COLUMBIA, Md. — If you took a look at the Merriweather Post Pavilion crowd Monday without knowing the acts, you’d have guessed for a while before landing on Gorillaz, and a good while longer before getting to openers Vince Staples or Danny Brown. There was a healthy mix of young and old; young punks with mohawks, middle-aged guys with cowboy hats, T-shirt and cargo-shorted dads with their teenagers. There were shirts from musical acts ranging from pop punkers Brand New, classic hip-hoppers Wu-Tang Clan, and the metal band Deftones.
This widespread array of shared musical interest perhaps best explains how, after releasing their first album in seven years, Gorillaz was able to pack the house on a muggy Monday night and deliver a show that kept very nearly all the crowd under the pavilion standing for very nearly the entire hour-plus long set, plus a four-song encore.
That mix of musical influences on the crowd may also have helped explain the response to the opening acts. Despite his ubiquitous summer festival reputation, Staples’ more contemplative style didn’t seem to connect as much leading off the night. When he implored the crowd to sing along after him on “Yeah Right,” nobody on the lawn seemed to notice, much less care.
Brown, on the other hand, came out loud and strong, his trademark high energy striking more of a chord with the crowd. His bottom-of-your-throat-buzzing EDM beats were born out of the generation that followed acts like the Gorillaz, after all, so it’s not a surprise his style may have resonated more with those there to see the main act.
Both appeared at times with the headlining act — already a 13-person ensemble, if you include the six-member back-up choir. Staples shined there, as did Pusha T and a half dozen other featured singers, some appearing in person, some recorded and brought to life through the intricate lighted backdrop display.
The core members of Gorillaz wore all black, allowing the animated visuals they’re known for take precedence behind them. And while one might think this gimmick had run its course by now, lead singer Damon Albarn still brings it at age 49, a polished showman and musician thoroughly in his element. Somehow wearing a track jacket and jeans in spite of the heat, he showcased his musical range on several instruments and showed off his four distinct voices — as a speaker, a singer in his normal baritone, his piercing falsetto, and the now-familiar hollow distortion provided by a microphone attached to what appeared to be an old CB radio transmitter.

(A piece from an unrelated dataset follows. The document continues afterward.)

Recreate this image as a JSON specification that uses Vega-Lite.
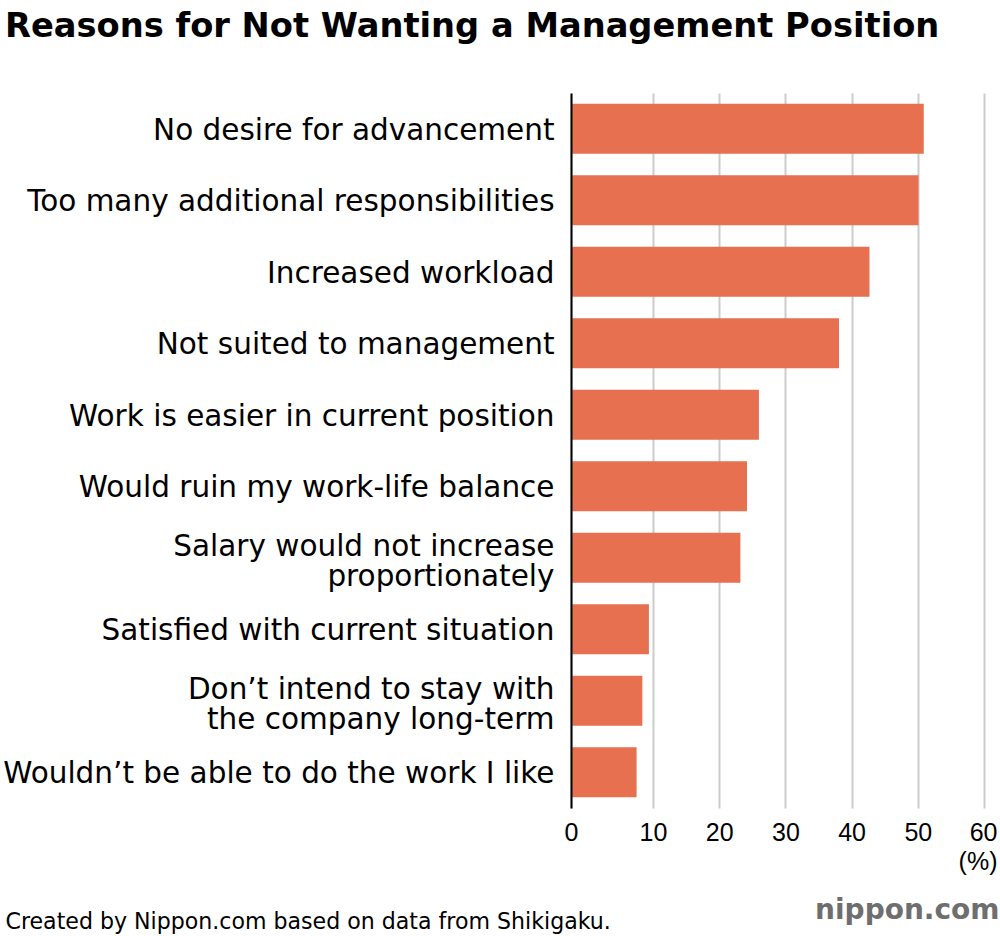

While Albarn and company kept the crowd engaged throughout the ebbs and flows of the playlist, their enthusiasm only amplified the background animation. The characters on screen sometimes sang along, more or less perfectly in rhythm. It had the feeling of a well-rehearsed chaos, bodies in lockstep after nearly 20 years of gigs together.
The band’s longevity accounted for the mixed crowd, one that had its phones out recording far less than at many other shows. The only time they really emerged in mass was at the behest of Albarn, who called on the crowd to shine their phone lights for a ballad, as a prior generation might have with their Zippos.
“You can put your lights on, if you want,” he called out. “It’s kind of beautiful.”
By the end of the night, Gorillaz had played all their hits, minus one notable exception. The encore itself seemed to be a setup to close with “Feel Good Inc.” with hits “Kids With Guns” and “Clint Eastwood” (including Staples guesting on the second verse) building the frenzy, the repeated line over and over, “The future is coming on…” trailing off in anticipation.
But they finished instead with “Don’t Get Lost In Heaven,” a percussionless, almost Beatles-esque repeater that leads into “Demon Days,” the final song on the album of the same name. It wasn’t the easy, expected finish to the night. But it showed that, even without their biggest hit, Gorillaz has both the cache and the skill to still pull off an entertaining, satisfying show.